الثلاثاء، 29 ديسمبر 2015

Stem Cells May Save Northern White Rhinos - Rawan For Media Artistic and Production

Stem Cells May Save Northern White Rhinos - Rawan For Media Artistic and Production



With
only three northern white rhinoceroses left on Earth, conservationists
are giving up on traditional breeding efforts and turning to
cutting-edge science to save this subspecies.

At
a meeting in Vienna from Dec. 3 to Dec. 6, researchers developed a plan
to use stem cells to create fertilized rhino embryos, which will be
carried by surrogate southern white rhino females.

This
past year has been a sad one for northern white rhinos, a rapidly
disappearing subspecies destroyed by habitat loss and poaching. There
were six northern whites on the planet, all in captivity, in December
2014. That month, the second-to-last male, Angalifu, died at the San
Diego Zoo.
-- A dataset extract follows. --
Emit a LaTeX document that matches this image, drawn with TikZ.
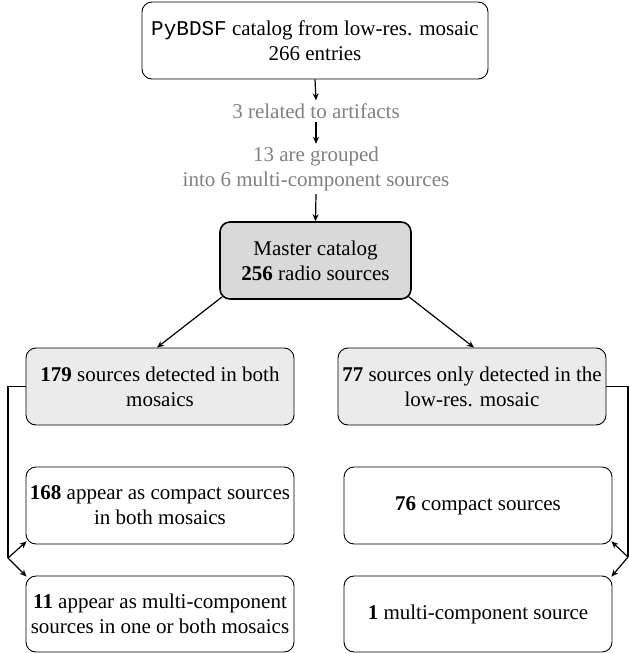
\documentclass[tikz,border=0pt]{standalone}
\usepackage{fontspec}
\setmainfont{Liberation Serif}
\setmonofont{Liberation Mono}
\usetikzlibrary{arrows.meta,calc}
\begin{document}
\begin{tikzpicture}[x=1bp,y=-1bp,
  every node/.style={font=\fontsize{21bp}{25bp}\selectfont, align=center},
  box/.style={draw=black, line width=0.9bp, rounded corners=10bp, minimum width=268bp, minimum height=77bp, inner sep=0pt},
  graybox/.style={box, fill=black!8},
  masterbox/.style={box, fill=black!15, line width=1.6bp, minimum width=191bp},
  note/.style={text=black!50, inner sep=3bp},
  arr/.style={line width=1.2bp, -{Stealth[length=7bp,width=6bp]}},
  conn/.style={line width=1.2bp}]
\useasboundingbox (0,0) rectangle (629,653);
\node[box, minimum width=346bp] (top) at (315,40.5) {\texttt{PyBDSF} catalog from low-res. mosaic\\266 entries};
\node[note] (t1) at (316,111) {3 related to artifacts};
\node[note] (t2) at (316,169) {13 are grouped\\into 6 multi-component sources};
\node[masterbox] (master) at (315.5,260.5) {Master catalog\\\textbf{256} radio sources};
\node[graybox] (lg) at (160,386.5) {\textbf{179} sources detected in both\\mosaics};
\node[graybox] (rg) at (472,386.5) {\textbf{77} sources only detected in the\\low-res. mosaic};
\node[box] (l168) at (160,505.5) {\textbf{168} appear as compact sources\\in both mosaics};
\node[box, minimum height=76bp] (l11) at (160,614) {\textbf{11} appear as multi-component\\sources in one or both mosaics};
\node[box] (r76) at (478,505.5) {\textbf{76} compact sources};
\node[box, minimum height=76bp] (r1) at (478,614) {\textbf{1} multi-component source};
\draw[arr] (top.south) -- (t1.north);
\draw[arr] (t1.south) -- (t2.north);
\draw[arr] (t2.south) -- (master.north);
\draw[arr] ($(master.south west)+(3bp,3bp)$) -- ($(lg.north)+(-3bp,0)$);
\draw[arr] ($(master.south east)+(-3bp,3bp)$) -- ($(rg.north)+(2bp,0)$);
\coordinate (lj) at (8,558);
\coordinate (rj) at (628,557);
\draw[conn] (lg.west) -| (lj);
\draw[arr] (lj) -- ($(l168.south west)+(1bp,3bp)$);
\draw[arr] (lj) -- ($(l11.north west)+(1bp,-1bp)$);
\draw[conn] (rg.east) -| (rj);
\draw[arr] (rj) -- ($(r76.south east)+(-1bp,3bp)$);
\draw[arr] (rj) -- ($(r1.north east)+(-1bp,-1bp)$);
\end{tikzpicture}
\end{document}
That left Sudan, a 42-year-old rhino at the Ol Pejeta
Conservancy in Kenya, as the only northern white male rhino on Earth.


Next
to go was 31-year-old Nabire, a female who died of a ruptured cyst at
the Dvir Kralove Zoo in the Czech Republic in July. An infection claimed
Nola, a 41-year-old female at the San Diego Zoo, in November.

Now
the only three remaining northern whites live at the Ol Pejeta reserve.
Sudan still survives, but is too old to mount a female. And the two
remaining females, Najin and Fatu, also have health problems that
prevent them from reproducing the old-fashioned way.

So
scientists plan to collect egg and sperm cells from the last living
northern whites and combine them with induced pluripotent stem cells(iPS
cells). These are cells taken from the rhino's body and chemically
induced to turn back the clock to an earlier developmental phase, when
cells are capable of becoming many different types of body tissue. The
hope is that scientists can reverse-engineer body cells into sperm and
egg cells. Fertilized embryos could then be made by in vitro
fertilization (IVF) and transferred into southern white rhinoceroses,
the northern white's nearest relative.

But
there are complications to this plan: No one has ever successfully
completed IVF on a rhino of any species. Every species requires its own
cell-culture conditions to mimic the unique environment of the uterus,
Barbara Durrant, director of reproductive physiology at the San Diego
Zoo Institute for Conservation Research, told Live Science in June.
Depending on how long it takes to make the breakthroughs necessary to
create rhino embryos in a lab, the species could go extinct before
scientists successfully breed new individuals.

One
of the researchers at the Vienna meeting was Katsuhiko Hayashi, a
scientist at Kyushu University, who successfully bred mice from eggs
created from mouse skin cells in 2012. Researchers are now working to
transfer this technology from mice to northern whites, according to a
statement from the Dvir Kralove Zoo. The Czech zoo is working with San
Diego Zoo Global, Tiergarten Sch?nbrunn in Austria and the Leibniz
Institute for Zoo and Wildlife Research in Berlin to lead the project. A
white paper on the group's progress is expected next year.